TASK STATEMENT
Below is a listing; write it out exactly and drop any images from it.

RECORDED DATA
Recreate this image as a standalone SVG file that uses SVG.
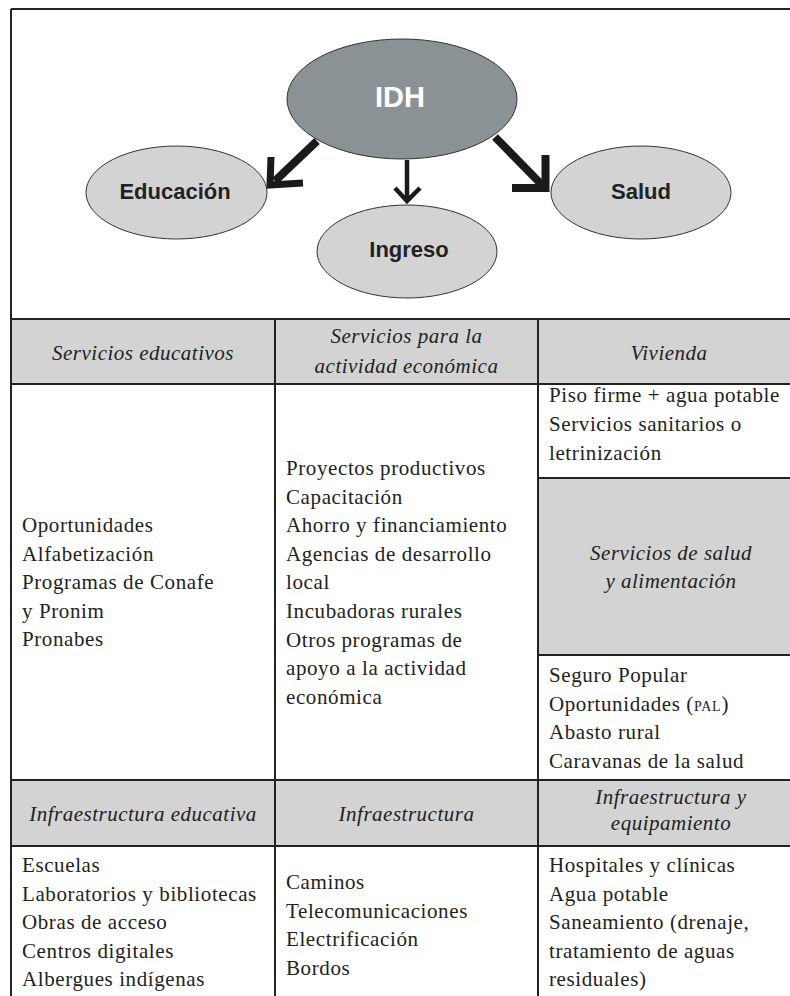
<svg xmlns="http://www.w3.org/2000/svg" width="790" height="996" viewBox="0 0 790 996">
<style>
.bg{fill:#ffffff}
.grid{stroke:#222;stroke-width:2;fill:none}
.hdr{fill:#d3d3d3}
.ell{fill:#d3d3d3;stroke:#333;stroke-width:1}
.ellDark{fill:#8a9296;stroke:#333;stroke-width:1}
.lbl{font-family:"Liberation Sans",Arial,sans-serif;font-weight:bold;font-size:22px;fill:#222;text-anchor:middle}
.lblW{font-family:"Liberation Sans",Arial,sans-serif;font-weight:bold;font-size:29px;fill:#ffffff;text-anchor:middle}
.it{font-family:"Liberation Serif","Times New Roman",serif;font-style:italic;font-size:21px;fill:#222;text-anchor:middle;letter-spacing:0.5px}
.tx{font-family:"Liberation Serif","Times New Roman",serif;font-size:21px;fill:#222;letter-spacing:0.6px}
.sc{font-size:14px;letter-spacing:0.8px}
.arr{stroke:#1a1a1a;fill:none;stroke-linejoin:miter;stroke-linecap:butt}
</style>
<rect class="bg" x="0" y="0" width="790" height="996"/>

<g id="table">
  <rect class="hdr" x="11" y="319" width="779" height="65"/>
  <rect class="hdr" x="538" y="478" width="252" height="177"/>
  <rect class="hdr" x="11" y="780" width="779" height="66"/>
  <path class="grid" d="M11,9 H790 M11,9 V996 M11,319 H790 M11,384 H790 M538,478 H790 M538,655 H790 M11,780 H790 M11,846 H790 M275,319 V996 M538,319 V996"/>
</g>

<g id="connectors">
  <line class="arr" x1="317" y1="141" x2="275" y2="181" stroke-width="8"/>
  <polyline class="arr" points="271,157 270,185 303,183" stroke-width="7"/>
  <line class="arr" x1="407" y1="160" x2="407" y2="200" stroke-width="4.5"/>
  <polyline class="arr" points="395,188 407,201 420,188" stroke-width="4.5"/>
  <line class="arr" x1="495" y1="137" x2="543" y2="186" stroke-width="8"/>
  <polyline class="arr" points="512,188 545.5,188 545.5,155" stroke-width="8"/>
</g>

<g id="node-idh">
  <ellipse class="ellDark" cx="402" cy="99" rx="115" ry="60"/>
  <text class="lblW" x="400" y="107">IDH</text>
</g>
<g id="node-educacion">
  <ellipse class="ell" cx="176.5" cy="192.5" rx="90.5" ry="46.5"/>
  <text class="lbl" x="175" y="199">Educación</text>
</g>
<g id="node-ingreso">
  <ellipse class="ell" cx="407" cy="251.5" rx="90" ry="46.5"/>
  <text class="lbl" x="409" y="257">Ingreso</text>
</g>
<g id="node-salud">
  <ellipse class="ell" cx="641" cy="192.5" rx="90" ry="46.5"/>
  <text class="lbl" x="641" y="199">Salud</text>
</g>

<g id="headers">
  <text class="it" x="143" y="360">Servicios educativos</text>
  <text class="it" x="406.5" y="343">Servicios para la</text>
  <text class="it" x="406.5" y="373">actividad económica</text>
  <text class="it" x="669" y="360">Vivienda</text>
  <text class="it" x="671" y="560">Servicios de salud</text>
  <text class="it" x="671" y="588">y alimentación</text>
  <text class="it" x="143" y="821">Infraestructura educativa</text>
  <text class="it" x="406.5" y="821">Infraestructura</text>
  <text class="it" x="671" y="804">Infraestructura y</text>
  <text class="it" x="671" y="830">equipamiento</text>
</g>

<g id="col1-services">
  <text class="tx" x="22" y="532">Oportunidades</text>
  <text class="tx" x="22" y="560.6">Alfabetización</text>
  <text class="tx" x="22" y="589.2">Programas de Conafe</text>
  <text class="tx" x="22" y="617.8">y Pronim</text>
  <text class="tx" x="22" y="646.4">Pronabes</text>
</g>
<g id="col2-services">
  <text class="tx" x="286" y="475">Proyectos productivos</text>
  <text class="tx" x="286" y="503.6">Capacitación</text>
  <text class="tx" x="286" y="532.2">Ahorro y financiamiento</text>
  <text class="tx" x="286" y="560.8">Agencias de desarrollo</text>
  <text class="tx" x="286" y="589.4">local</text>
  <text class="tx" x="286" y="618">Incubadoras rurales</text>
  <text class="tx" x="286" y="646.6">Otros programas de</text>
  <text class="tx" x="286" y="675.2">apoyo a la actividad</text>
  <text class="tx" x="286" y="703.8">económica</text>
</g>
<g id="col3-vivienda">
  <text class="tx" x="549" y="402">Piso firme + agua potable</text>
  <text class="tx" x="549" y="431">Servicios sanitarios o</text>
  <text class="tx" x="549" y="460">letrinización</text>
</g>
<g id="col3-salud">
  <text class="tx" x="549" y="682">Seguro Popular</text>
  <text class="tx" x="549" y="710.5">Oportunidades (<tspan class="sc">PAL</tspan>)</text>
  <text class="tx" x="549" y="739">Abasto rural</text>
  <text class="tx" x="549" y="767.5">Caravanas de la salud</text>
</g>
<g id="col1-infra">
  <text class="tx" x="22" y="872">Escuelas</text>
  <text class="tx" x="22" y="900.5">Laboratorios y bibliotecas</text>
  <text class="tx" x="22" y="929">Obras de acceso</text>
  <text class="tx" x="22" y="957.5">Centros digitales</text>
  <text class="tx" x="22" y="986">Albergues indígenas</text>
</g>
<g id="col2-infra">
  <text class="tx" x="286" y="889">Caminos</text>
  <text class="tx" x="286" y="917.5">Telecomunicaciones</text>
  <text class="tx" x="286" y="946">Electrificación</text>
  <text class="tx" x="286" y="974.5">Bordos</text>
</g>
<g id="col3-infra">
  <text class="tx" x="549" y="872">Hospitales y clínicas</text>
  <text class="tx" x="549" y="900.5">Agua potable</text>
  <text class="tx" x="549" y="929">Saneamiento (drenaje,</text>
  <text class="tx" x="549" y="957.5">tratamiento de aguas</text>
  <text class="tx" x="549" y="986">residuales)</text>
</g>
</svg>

REPLY
Recreate this image as a standalone SVG file that uses SVG.
<svg xmlns="http://www.w3.org/2000/svg" width="790" height="996" viewBox="0 0 790 996">
<style>
.bg{fill:#ffffff}
.grid{stroke:#222;stroke-width:2;fill:none}
.hdr{fill:#d3d3d3}
.ell{fill:#d3d3d3;stroke:#333;stroke-width:1}
.ellDark{fill:#8a9296;stroke:#333;stroke-width:1}
.lbl{font-family:"Liberation Sans",Arial,sans-serif;font-weight:bold;font-size:22px;fill:#222;text-anchor:middle}
.lblW{font-family:"Liberation Sans",Arial,sans-serif;font-weight:bold;font-size:29px;fill:#ffffff;text-anchor:middle}
.it{font-family:"Liberation Serif","Times New Roman",serif;font-style:italic;font-size:21px;fill:#222;text-anchor:middle;letter-spacing:0.5px}
.tx{font-family:"Liberation Serif","Times New Roman",serif;font-size:21px;fill:#222;letter-spacing:0.6px}
.sc{font-size:14px;letter-spacing:0.8px}
.arr{stroke:#1a1a1a;fill:none;stroke-linejoin:miter;stroke-linecap:butt}
</style>
<rect class="bg" x="0" y="0" width="790" height="996"/>

<g id="table">
  <rect class="hdr" x="11" y="319" width="779" height="65"/>
  <rect class="hdr" x="538" y="478" width="252" height="177"/>
  <rect class="hdr" x="11" y="780" width="779" height="66"/>
  <path class="grid" d="M11,9 H790 M11,9 V996 M11,319 H790 M11,384 H790 M538,478 H790 M538,655 H790 M11,780 H790 M11,846 H790 M275,319 V996 M538,319 V996"/>
</g>

<g id="connectors">
  <line class="arr" x1="317" y1="141" x2="275" y2="181" stroke-width="8"/>
  <polyline class="arr" points="271,157 270,185 303,183" stroke-width="7"/>
  <line class="arr" x1="407" y1="160" x2="407" y2="200" stroke-width="4.5"/>
  <polyline class="arr" points="395,188 407,201 420,188" stroke-width="4.5"/>
  <line class="arr" x1="495" y1="137" x2="543" y2="186" stroke-width="8"/>
  <polyline class="arr" points="512,188 545.5,188 545.5,155" stroke-width="8"/>
</g>

<g id="node-idh">
  <ellipse class="ellDark" cx="402" cy="99" rx="115" ry="60"/>
  <text class="lblW" x="400" y="107">IDH</text>
</g>
<g id="node-educacion">
  <ellipse class="ell" cx="176.5" cy="192.5" rx="90.5" ry="46.5"/>
  <text class="lbl" x="175" y="199">Educación</text>
</g>
<g id="node-ingreso">
  <ellipse class="ell" cx="407" cy="251.5" rx="90" ry="46.5"/>
  <text class="lbl" x="409" y="257">Ingreso</text>
</g>
<g id="node-salud">
  <ellipse class="ell" cx="641" cy="192.5" rx="90" ry="46.5"/>
  <text class="lbl" x="641" y="199">Salud</text>
</g>

<g id="headers">
  <text class="it" x="143" y="360">Servicios educativos</text>
  <text class="it" x="406.5" y="343">Servicios para la</text>
  <text class="it" x="406.5" y="373">actividad económica</text>
  <text class="it" x="669" y="360">Vivienda</text>
  <text class="it" x="671" y="560">Servicios de salud</text>
  <text class="it" x="671" y="588">y alimentación</text>
  <text class="it" x="143" y="821">Infraestructura educativa</text>
  <text class="it" x="406.5" y="821">Infraestructura</text>
  <text class="it" x="671" y="804">Infraestructura y</text>
  <text class="it" x="671" y="830">equipamiento</text>
</g>

<g id="col1-services">
  <text class="tx" x="22" y="532">Oportunidades</text>
  <text class="tx" x="22" y="560.6">Alfabetización</text>
  <text class="tx" x="22" y="589.2">Programas de Conafe</text>
  <text class="tx" x="22" y="617.8">y Pronim</text>
  <text class="tx" x="22" y="646.4">Pronabes</text>
</g>
<g id="col2-services">
  <text class="tx" x="286" y="475">Proyectos productivos</text>
  <text class="tx" x="286" y="503.6">Capacitación</text>
  <text class="tx" x="286" y="532.2">Ahorro y financiamiento</text>
  <text class="tx" x="286" y="560.8">Agencias de desarrollo</text>
  <text class="tx" x="286" y="589.4">local</text>
  <text class="tx" x="286" y="618">Incubadoras rurales</text>
  <text class="tx" x="286" y="646.6">Otros programas de</text>
  <text class="tx" x="286" y="675.2">apoyo a la actividad</text>
  <text class="tx" x="286" y="703.8">económica</text>
</g>
<g id="col3-vivienda">
  <text class="tx" x="549" y="402">Piso firme + agua potable</text>
  <text class="tx" x="549" y="431">Servicios sanitarios o</text>
  <text class="tx" x="549" y="460">letrinización</text>
</g>
<g id="col3-salud">
  <text class="tx" x="549" y="682">Seguro Popular</text>
  <text class="tx" x="549" y="710.5">Oportunidades (<tspan class="sc">PAL</tspan>)</text>
  <text class="tx" x="549" y="739">Abasto rural</text>
  <text class="tx" x="549" y="767.5">Caravanas de la salud</text>
</g>
<g id="col1-infra">
  <text class="tx" x="22" y="872">Escuelas</text>
  <text class="tx" x="22" y="900.5">Laboratorios y bibliotecas</text>
  <text class="tx" x="22" y="929">Obras de acceso</text>
  <text class="tx" x="22" y="957.5">Centros digitales</text>
  <text class="tx" x="22" y="986">Albergues indígenas</text>
</g>
<g id="col2-infra">
  <text class="tx" x="286" y="889">Caminos</text>
  <text class="tx" x="286" y="917.5">Telecomunicaciones</text>
  <text class="tx" x="286" y="946">Electrificación</text>
  <text class="tx" x="286" y="974.5">Bordos</text>
</g>
<g id="col3-infra">
  <text class="tx" x="549" y="872">Hospitales y clínicas</text>
  <text class="tx" x="549" y="900.5">Agua potable</text>
  <text class="tx" x="549" y="929">Saneamiento (drenaje,</text>
  <text class="tx" x="549" y="957.5">tratamiento de aguas</text>
  <text class="tx" x="549" y="986">residuales)</text>
</g>
</svg>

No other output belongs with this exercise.